Cooperative Banks and Small Finance Banks differentiate through specialized lending to MSMEs, agriculture, and underbanked segments—aligned with RBI's financial inclusion mandate. For example, Bandhan Bank's USP is serving women entrepreneurs; Ujjivan Small Finance Bank targets small retailers and informal businesses.
JAIIB/CAIIB Relevance: While USP is not a formal exam topic, it underpins discussions on bank strategy, competitive positioning, and customer segmentation—core CAIIB knowledge areas.
The RBI's regulatory framework—via Basel III capital norms, payment system innovations (NPCI's UPI), and digital banking guidelines—enables banks to build sustainable USPs around safety, speed, and accessibility.
Practical Example
Scenario: Priya, a 28-year-old freelance graphic designer in Bangalore, seeks a savings account. She compares three banks:
- Bank A: Offers 2.75% interest, ₹500 minimum balance, one free ATM withdrawal per month.
- Bank B: Offers 3.5% interest, ₹0 minimum balance, unlimited ATM withdrawals, 24/7 video call customer support.
- Bank C: Offers 2.5% interest, ₹1,000 minimum balance, and exclusive design-focused credit card discounts.
Bank B's USP is "zero-balance digital-first banking with premium 24/7 support"—directly appealing to Priya's freelance lifestyle (no guaranteed minimum cash). Bank B reinforces this USP through app notifications, social media ads targeting young professionals, and testimonials from similar customers.
Bank C's USP is "specialized products for creative professionals"—relevant but harder to execute consistently. Bank A has no clear USP; it competes only on moderate interest and basic features.
Priya chooses Bank B because its USP (zero balance + instant support) solves her real pain point: unpredictable income and limited time for branch visits. Bank B's USP directly influenced her decision and earned her loyalty.
USP vs Value Proposition
| Aspect | USP (Unique Selling Point) | Value Proposition |
|---|---|---|
| Scope | Single key differentiator; narrow and specific | Broader set of benefits; answers "why choose us overall" |
| Focus | What is uniquely different from competitors | What value customer receives (unique or not) |
| Example | "Lowest personal loan rate at 7% flat" | "Fast, transparent, affordable personal loans for salaried professionals" |
| Audience | Drives immediate purchase decision | Builds long-term brand perception |
A USP is a sharpened subset of a value proposition. While a bank's overall value proposition might be "trusted, innovative, customer-centric banking," its USP might be "approve personal loans in 1 hour without collateral." The USP is the single, most potent differentiator; the value proposition is the complete promise.
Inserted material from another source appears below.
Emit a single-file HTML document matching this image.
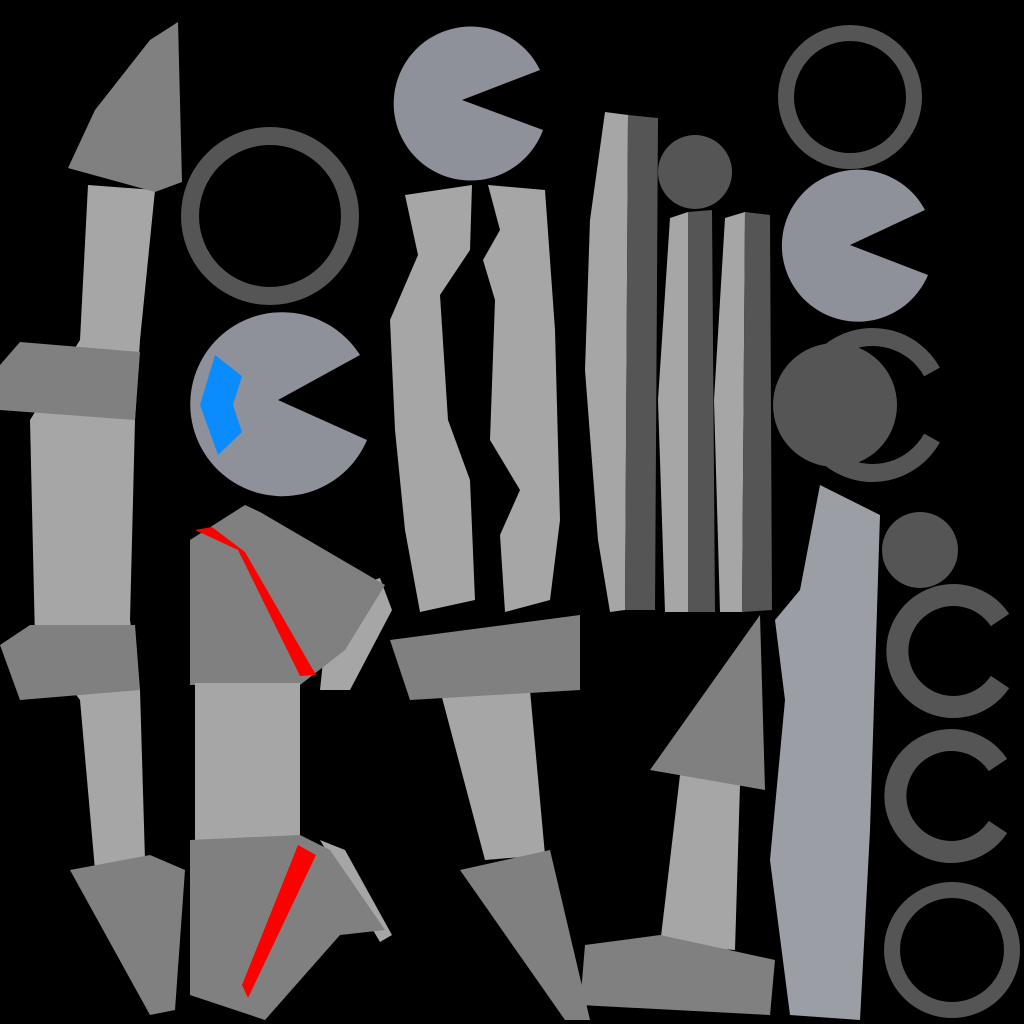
<!DOCTYPE html>
<html><head><meta charset="utf-8"><style>
html,body{margin:0;padding:0;background:#000;}
svg{display:block;}
</style></head><body>
<svg width="1024" height="1024" viewBox="0 0 1024 1024" xmlns="http://www.w3.org/2000/svg">
<rect width="1024" height="1024" fill="#000"/>
<g>
<polygon fill="#a6a6a6" points="88,185 155,190 140,340 135,420 130,620 140,690 145,860 95,870 80,700 35,640 30,420 80,340"/>
<polygon fill="#808080" points="150,40 178,22 182,182 155,192 68,168 95,110"/>
<polygon fill="#808080" points="0,365 20,342 140,352 135,420 0,410"/>
<polygon fill="#808080" points="0,645 30,625 135,625 140,690 20,700"/>
<polygon fill="#808080" points="70,870 150,855 185,870 175,1010 150,1015"/>
</g>
<circle cx="270" cy="216" r="80" fill="none" stroke="#555" stroke-width="18"/>
<g>
<path fill="#8f919a" d="M278,400 L367,440 A92,92 0 1 1 360,355 Z"/>
<polygon fill="#0a8cff" points="215,355 242,376 233,405 242,432 218,455 200,405"/>
</g>
<g>
<polygon fill="#a6a6a6" points="330,595 380,578 392,610 350,690 320,690"/>
<polygon fill="#808080" points="190,540 245,505 260,512 385,585 345,650 300,685 190,685"/>
<polygon fill="#ff0000" points="195,530 212,527 245,552 316,675 300,676 238,550"/>
<polygon fill="#a6a6a6" points="195,683 300,683 300,845 195,840"/>
<polygon fill="#a6a6a6" points="320,840 345,850 392,935 380,942"/>
<polygon fill="#808080" points="190,840 300,835 330,850 385,930 340,935 265,1020 190,995"/>
<polygon fill="#ff0000" points="298,845 316,855 248,998 242,985"/>
</g>
<path fill="#8f919a" d="M462,100 L543,130 A77,77 0 1 1 540,70 Z"/>
<g>
<polygon fill="#a6a6a6" points="405,195 472,185 470,250 440,295 448,420 470,480 475,600 420,612 405,530 395,430 390,320 418,255"/>
<polygon fill="#a6a6a6" points="488,185 545,190 555,330 560,520 550,600 505,612 500,535 520,490 490,440 495,300 483,260 500,230"/>
</g>
<g>
<polygon fill="#a6a6a6" points="440,690 530,690 545,855 485,860"/>
<polygon fill="#808080" points="390,640 580,615 580,690 410,700"/>
<polygon fill="#808080" points="460,870 550,850 590,1020 565,1020"/>
</g>
<g>
<polygon fill="#a6a6a6" points="605,112 628,115 625,610 610,612 598,540 585,370 590,220"/>
<polygon fill="#555" points="628,115 658,118 655,610 625,610"/>
<circle fill="#555" cx="695" cy="172" r="37"/>
<polygon fill="#a6a6a6" points="670,218 688,212 688,612 665,612 658,400"/>
<polygon fill="#555" points="688,212 712,210 715,612 688,612"/>
<polygon fill="#a6a6a6" points="725,218 745,212 742,612 720,612 714,400"/>
<polygon fill="#555" points="745,212 770,215 772,610 742,612"/>
</g>
<g>
<polygon fill="#a6a6a6" points="680,775 740,785 735,950 660,945"/>
<polygon fill="#808080" points="650,770 760,615 765,790"/>
<polygon fill="#808080" points="585,945 660,935 775,960 770,1015 580,1005"/>
</g>
<circle cx="850" cy="97" r="64" fill="none" stroke="#555" stroke-width="16"/>
<path fill="#8f919a" d="M850,245 L928,275 A76,76 0 1 1 925,210 Z"/>
<g>
<path fill="none" stroke="#555" stroke-width="18" d="M932,372 A68,68 0 1 0 932,438"/>
<circle fill="#555" cx="835" cy="405" r="62"/>
</g>
<polygon fill="#9c9ea6" points="820,485 880,515 870,830 860,1020 790,1015 770,860 785,700 775,620 800,590"/>
<circle fill="#555" cx="920" cy="550" r="38"/>
<path fill="none" stroke="#555" stroke-width="22" d="M1000,620 A56,56 0 1 0 1000,682"/>
<path fill="none" stroke="#555" stroke-width="22" d="M998,765 A56,56 0 1 0 998,827"/>
<circle cx="952" cy="950" r="60" fill="none" stroke="#555" stroke-width="16"/>
</svg>
</body></html>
Both are necessary—USP wins attention, value proposition sustains loyalty.
Key Takeaways
- A USP is the specific characteristic or benefit that makes a product or service meaningfully different from competitors and gives customers a reason to choose it.
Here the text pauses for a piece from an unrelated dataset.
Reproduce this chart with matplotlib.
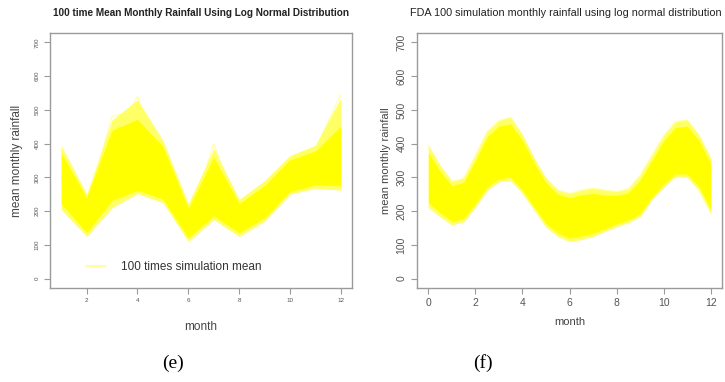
import matplotlib
matplotlib.use("Agg")
import matplotlib.pyplot as plt

# ---------------- data ----------------
months_e = [1, 2, 3, 4, 5, 6, 7, 8, 9, 10, 11, 12]
e_outer_upper = [395, 250, 470, 530, 410, 222, 385, 235, 290, 365, 395, 535]
e_inner_upper = [372, 240, 440, 472, 392, 208, 360, 222, 276, 352, 378, 452]
e_inner_lower = [222, 136, 232, 262, 236, 121, 186, 136, 180, 258, 278, 275]
e_outer_lower = [205, 125, 210, 252, 225, 110, 175, 125, 170, 250, 268, 262]
e_outlier_a = [380, 215, 480, 500, 380, 195, 300, 200, 265, 350, 385, 545]
e_outlier_b = [300, 180, 400, 540, 330, 160, 400, 190, 240, 330, 360, 470]

months_f = [0, 0.5, 1, 1.5, 2, 2.5, 3, 3.5, 4, 4.5, 5, 5.5, 6, 6.5, 7, 7.5, 8,
            8.5, 9, 9.5, 10, 10.5, 11, 11.5, 12]
f_outer_upper = [395, 335, 288, 297, 365, 436, 468, 478, 425, 356, 297, 262, 252,
                 262, 268, 262, 258, 266, 306, 365, 424, 465, 470, 425, 356]
f_inner_upper = [375, 318, 275, 285, 350, 420, 452, 458, 410, 342, 285, 250, 240,
                 248, 252, 248, 246, 254, 292, 350, 408, 448, 452, 410, 340]
f_inner_lower = [225, 195, 170, 178, 222, 272, 296, 300, 262, 212, 164, 135, 120,
                 126, 134, 148, 162, 174, 192, 242, 280, 310, 310, 272, 205]
f_outer_lower = [212, 184, 160, 168, 212, 262, 287, 292, 254, 204, 154, 126, 110,
                 116, 125, 140, 154, 166, 184, 234, 272, 302, 302, 262, 195]

yticks = [0, 100, 200, 300, 400, 500, 600, 700]
xticks_e = [2, 4, 6, 8, 10, 12]
xticks_f = [0, 2, 4, 6, 8, 10, 12]

title_e = "100 time Mean Monthly Rainfall Using Log Normal Distribution"
title_f = "FDA 100 simulation monthly rainfall using log normal distribution"
ylabel = "mean monthly rainfall"
xlabel = "month"
legend_label = "100 times simulation mean"

# ---------------- styling ----------------
W, H = 725, 382
fig = plt.figure(figsize=(W / 100, H / 100), dpi=100)
plt.rcParams['font.family'] = ['Liberation Sans', 'DejaVu Sans']

YEL = "#FFFF00"
YEL_LIGHT = "#FFFF66"
YEL_PALE = "#FFFFA8"
FRAME = "#9a9a9a"
TXT = "#555555"


def px_axes(x0, y0, x1, y1):
    return fig.add_axes([x0 / W, 1 - y1 / H, (x1 - x0) / W, (y1 - y0) / H])


def style(ax, xmin, xmax, tick_fs, xticks):
    pad = (xmax - xmin) * 0.04
    ax.set_xlim(xmin - pad, xmax + pad)
    ax.set_ylim(-28, 728)
    ax.set_xticks(xticks)
    ax.set_yticks(yticks)
    ax.set_yticklabels([str(v) for v in yticks], rotation=90, va="center")
    for s in ax.spines.values():
        s.set_color(FRAME)
        s.set_linewidth(1.0)
    ax.tick_params(direction="out", length=4, width=0.8, color=FRAME,
                   labelcolor=TXT, labelsize=tick_fs)


# ---- left panel (e) ----
ax1 = px_axes(50, 33, 352, 288)
for arr in (e_outlier_a, e_outlier_b):
    ax1.plot(months_e, arr, color=YEL_PALE, lw=0.9, zorder=1)
ax1.fill_between(months_e, e_outer_lower, e_outer_upper, color=YEL_LIGHT, lw=0,
                 zorder=2)
ax1.fill_between(months_e, e_inner_lower, e_inner_upper, color=YEL, lw=0,
                 zorder=3)
style(ax1, 1, 12, 4.5, xticks_e)
ax1.set_title(title_e, fontsize=7.2, fontweight="bold", pad=12, color="#222222")
ax1.set_ylabel(ylabel, fontsize=8.5, color="#444444", labelpad=8)
ax1.set_xlabel(xlabel, fontsize=8.5, color="#444444", labelpad=13)
h, = ax1.plot([], [], color="#FFFFA0", lw=1.5)
ax1.legend([h], [legend_label], loc="center left", bbox_to_anchor=(0.085, 0.083),
           frameon=False, fontsize=8.5, handlelength=1.6, handletextpad=1.3,
           labelcolor="#333333")

# ---- right panel (f) ----
ax2 = px_axes(417, 33, 722, 288)
for arr in (f_outer_upper, f_outer_lower):
    ax2.plot(months_f, arr, color=YEL_PALE, lw=0.9, zorder=1)
ax2.fill_between(months_f, f_outer_lower, f_outer_upper, color=YEL_LIGHT, lw=0,
                 zorder=2)
ax2.fill_between(months_f, f_inner_lower, f_inner_upper, color=YEL, lw=0,
                 zorder=3)
style(ax2, 0, 12, 7.5, xticks_f)
ax2.set_title(title_f, fontsize=7.8, pad=12, color="#222222", loc="left",
              x=-0.023)
ax2.set_ylabel(ylabel, fontsize=8, color="#444444", labelpad=4)
ax2.set_xlabel(xlabel, fontsize=8, color="#444444", labelpad=6)

# captions
fig.text(173 / W, 1 - 363 / H, "(e)", family="Liberation Serif", fontsize=14,
         ha="center", va="center")
fig.text(483 / W, 1 - 363 / H, "(f)", family="Liberation Serif", fontsize=14,
         ha="center", va="center")

fig.savefig("out.png", dpi=100)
- Effective USPs address genuine customer pain points (speed, cost, safety, convenience) and are backed by consistent operational delivery.
- In Indian banking, USPs range from network scale (SBI's branch footprint) to digital innovation (HDFC Bank's app) to niche specialization (Bandhan Bank's women entrepreneurs focus).
- A USP is not the same as a value proposition; the USP is the sharpest differentiator, while the value proposition is the broader promise.
- USPs must be sustainable—difficult for competitors to copy quickly—or they lose competitive advantage within months.
- Price-based USPs (lowest fees, highest interest) are easiest to copy; service and feature-based USPs (faster resolution, exclusive tools) create longer-lasting moats.
- JAIIB/CAIIB candidates should understand USP as core to bank strategy, market positioning, and customer segmentation discussions.
- A weak or unclear USP forces businesses to compete on price alone, damaging profitability and brand perception.
Frequently Asked Questions
Q: Can a bank have multiple USPs?
A: A bank can have multiple strengths, but it should communicate one primary, memorable USP to avoid confusing customers. Secondary USPs (e.g., "also offers lowest credit card fees") can support the primary USP but should not dilute the main message.
Q: How is USP different from a tagline or slogan?
A: A tagline is a short phrase used in marketing (e.g., HDFC Bank's "We understand your world"); a USP is the underlying differentiator that the tagline communicates. A tagline expresses the USP creatively but is not the USP itself.